El escándalo le ha permitido a Gabriel Rufián dar lecciones morales en el Congreso. «Grábenselo a fuego –le dijo a la bancada socialista hace unos días–: la izquierda no puede robar». Lo dijo convencido de su pureza y de su honestidad, como si aquello fuera una gran gesta ética. En realidad, era un truco, una engañifa. Porque lo que la izquierda no puede hacer es mucho más. Ni en España ni en ninguna otra parte puede deslegitimar las instituciones, sembrar dudas sobre la idoneidad del poder judicial, comprar su permanencia en la presidencia con indultos y amnistías, repartir canonjías estatales a cambio de votos, adaptar las leyes a sus necesidades inmediatas, favorecer a sus parientes y a sus amigos, atacar a la prensa independiente y pervertir la información pública, gobernar solo para los propios –llámense catalanes, vascos o progresistas– y fomentar el odio, el resentimiento, los muros y las divisiones cada vez que toman la palabra.
En realidad, esto no lo puede hacer nadie en una democracia. Ni Trump desde la derecha, ni Sánchez desde la izquierda. El peor vicio de la política contemporánea es que los líderes que llegan al poder empiezan a reclamar esa excepcionalidad en nombre de causas mayores, que bien pueden ser el pueblo, las políticas progresistas o la amenaza del wokismo o de la ultraderecha. «La gente nos necesita», escribió un despistadísimo Patxi López en X el pasado 13 de junio. «El pueblo no se rinde», repite el descontrolado Gustavo Petro. «Mis seguidores están cada vez más enamorados de mí», se jacta el megalómano de Trump. Pareciera que siempre hay algo más importante que la democracia y el Estado de derecho; parecería que cualquier ley o cualquier institución, hasta la Constitución misma, pueden ser sacrificados en nombre del pueblo, que tanto necesita o que tanto ama a sus líderes.

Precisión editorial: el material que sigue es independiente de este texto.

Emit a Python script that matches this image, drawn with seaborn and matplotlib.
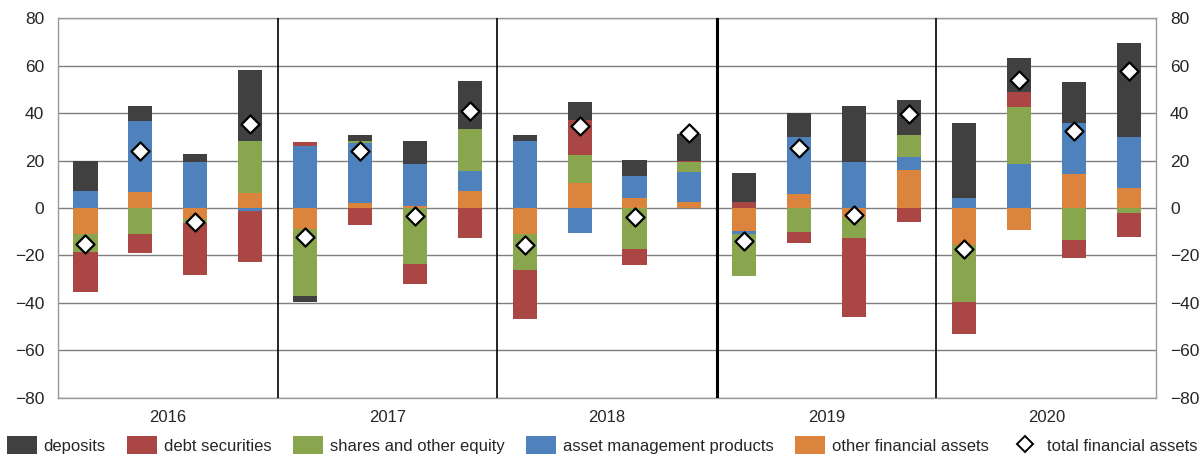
import numpy as np
import pandas as pd
import matplotlib
matplotlib.use("Agg")
import matplotlib.pyplot as plt
from matplotlib.patches import Patch
from matplotlib.lines import Line2D
import seaborn as sns

# quarterly flows, 2016Q1 .. 2020Q4 (EUR bn)
years = ["2016", "2017", "2018", "2019", "2020"]
deposits = [12.8, 6.1, 3.5, 29.9,
            -2.8, 2.4, 9.6, 20.0,
            2.5, 7.6, 6.9, 11.3,
            12.4, 10.3, 23.7, 14.8,
            31.7, 14.6, 17.6, 39.7]
debt_securities = [-17.0, -7.7, -22.0, -21.4,
                   1.4, -7.0, -8.5, -12.5,
                   -20.7, 14.8, -7.0, 0.4,
                   2.5, -4.5, -33.1, -5.9,
                   -13.4, 6.3, -7.5, -9.9]
shares_equity = [-7.3, -11.1, -1.5, 22.1,
                 -28.2, 1.1, -23.4, 17.6,
                 -14.8, 12.0, -17.2, 4.1,
                 -17.6, -10.1, -8.5, 9.2,
                 -24.2, 23.9, -13.5, -2.3]
asset_mgmt = [7.2, 30.0, 19.2, -1.4,
              26.2, 24.9, 17.9, 8.5,
              28.3, -10.4, 8.9, 12.8,
              -1.4, 23.9, 19.2, 5.6,
              4.1, 18.5, 21.4, 21.1]
other_assets = [-11.1, 6.8, -4.8, 6.2,
                -8.7, 2.3, 0.8, 7.2,
                -11.1, 10.4, 4.4, 2.5,
                -9.7, 5.8, -4.1, 15.9,
                -15.4, -9.4, 14.2, 8.6]
total_assets = [-15.1, 24.1, -5.9, 35.5,
                -12.1, 24.1, -3.4, 40.7,
                -15.6, 34.6, -3.8, 31.4,
                -13.9, 25.2, -3.1, 39.6,
                -17.2, 53.9, 32.5, 57.5]

labels = ["deposits", "debt securities", "shares and other equity",
          "asset management products", "other financial assets"]
colors = {"deposits": "#404040", "debt securities": "#AA4643",
          "shares and other equity": "#89A54E",
          "asset management products": "#4F81BD",
          "other financial assets": "#DB843D"}

series = {"deposits": deposits, "debt securities": debt_securities,
          "shares and other equity": shares_equity,
          "asset management products": asset_mgmt,
          "other financial assets": other_assets}
# stacking order from zero outwards
stack_order = ["other financial assets", "asset management products",
               "shares and other equity", "debt securities", "deposits"]

n = len(total_assets)
xpos = np.arange(n)

sns.set_style("white")
plt.rcParams["font.family"] = ["Liberation Sans", "DejaVu Sans"]

fig = plt.figure(figsize=(12.04, 4.55), dpi=100)
ax = fig.add_axes([0.0482, 0.1253, 0.9120, 0.8351])

pos_base = np.zeros(n)
neg_base = np.zeros(n)
for name in stack_order:
    vals = np.array(series[name])
    base = np.where(vals >= 0, pos_base, neg_base)
    df = pd.DataFrame({"q": xpos, "v": vals})
    sns.barplot(data=df, x="q", y="v", bottom=base, color=colors[name],
                width=0.44, linewidth=0, errorbar=None, saturation=1,
                native_scale=True, ax=ax, zorder=3)
    pos_base = pos_base + np.where(vals >= 0, vals, 0)
    neg_base = neg_base + np.where(vals < 0, vals, 0)

tot = pd.DataFrame({"q": xpos, "v": total_assets})
sns.scatterplot(data=tot, x="q", y="v", marker="D", s=85, color="white",
                edgecolor="black", linewidth=1.6, ax=ax, zorder=5)

ax.set_xlim(-0.5, n - 0.5)
ax.set_ylim(-80, 80)
ax.set_yticks(np.arange(-80, 81, 20))
ax.yaxis.grid(True, color="#7f7f7f", linewidth=1.0, zorder=0)
ax.set_axisbelow(True)
ax.tick_params(axis="y", length=0, labelsize=12.5, labelleft=True,
               labelright=True, pad=10)
ax.set_xlabel("")
ax.set_ylabel("")

# year labels at centre ticks, quarter ticks as minor
ax.set_xticks(np.arange(1.5, n, 4))
ax.set_xticklabels(years)
ax.set_xticks([i + 0.5 for i in range(n - 1) if (i % 4) in (0, 2)], minor=True)
ax.tick_params(axis="x", which="major", direction="in", length=6, width=2,
               color="black", labelsize=12, pad=9)
ax.tick_params(axis="x", which="minor", direction="in", length=3, width=2,
               color="black")

for i, xv in enumerate(np.arange(3.5, n - 1, 4)):
    ax.axvline(xv, color="black", linewidth=2.2 if i == 2 else 1.2, zorder=4)

for sp in ax.spines.values():
    sp.set_color("#999999")
    sp.set_linewidth(1.0)

handles = [Patch(facecolor=colors[l], edgecolor="none") for l in labels]
handles.append(Line2D([], [], marker="D", linestyle="none", markersize=8,
                      markerfacecolor="white", markeredgecolor="black",
                      markeredgewidth=1.4))
fig.legend(handles, labels + ["total financial assets"], loc="lower center",
           bbox_to_anchor=(0.5, -0.03), ncol=6, frameon=False,
           prop={"family": ["Liberation Sans"], "size": 12},
           handlelength=1.8, handleheight=1.2, handletextpad=0.4,
           columnspacing=1.3)

fig.savefig("out.png", dpi=100)
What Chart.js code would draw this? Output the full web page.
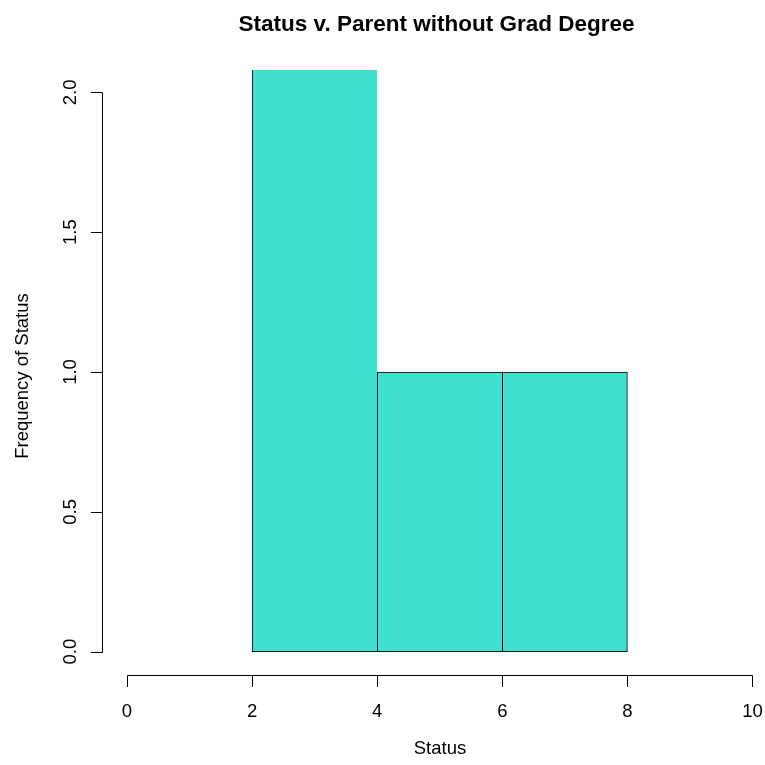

No robar es demasiado poco en una democracia, una obviedad que ni siquiera debería ser tema de un debate parlamentario. Si se pone como vara de medir, como indicador de la honestidad o de la pureza izquierdista, es porque en estos tiempos solo la evidencia pública del robo y de la miseria hacen tambalear a los políticos. Pero son mucho más graves y difíciles de enmendar la corrupción institucional, el desprecio por las reglas de juego, la erosión de los mecanismos de control. Rufián puede sacar pecho porque no ha robado ni tiene una agenda con Jessicas y Nicoletas. Con eso se da por bien servido, pasando por alto que el independentismo catalán ha sido uno de los más grandes agentes corruptores del sanchismo. ERC y Junts per Catalunya han aprovechado la debilidad parlamentaria de Pedro Sánchez para sonsacarle indultos, amnistías, excepcionalidad fiscal, modificación a la carta del delito de malversación, condonación de la deuda pública catalana, traspaso de la red de cercanías… Ábalos, Santos Cerdán y Koldo sacaron tajada de contratos y de empresas; Rufián y los independentistas, toda suerte de concesiones del Estado.
Eso ha sido lo verdaderamente grave de este Gobierno, la disposición de Pedro Sánchez a dejarse extorsionar, a romper consensos, a legitimar lo iligitimable, a prostituir la socialdemocracia con el nacionalismo, a desfigurar al PSOE hasta la monstruosidad, a enfrentar y atrincherar a la sociedad, y a hacer cuanto fuera necesario para fijar un relato que colara mediáticamente, dando a entender que todo esto era progresista y que se hacía por el bien de España. En realidad, todo se hacía por el poder, que corrompe y ensucia mucho más que el dinero y los puticlubs.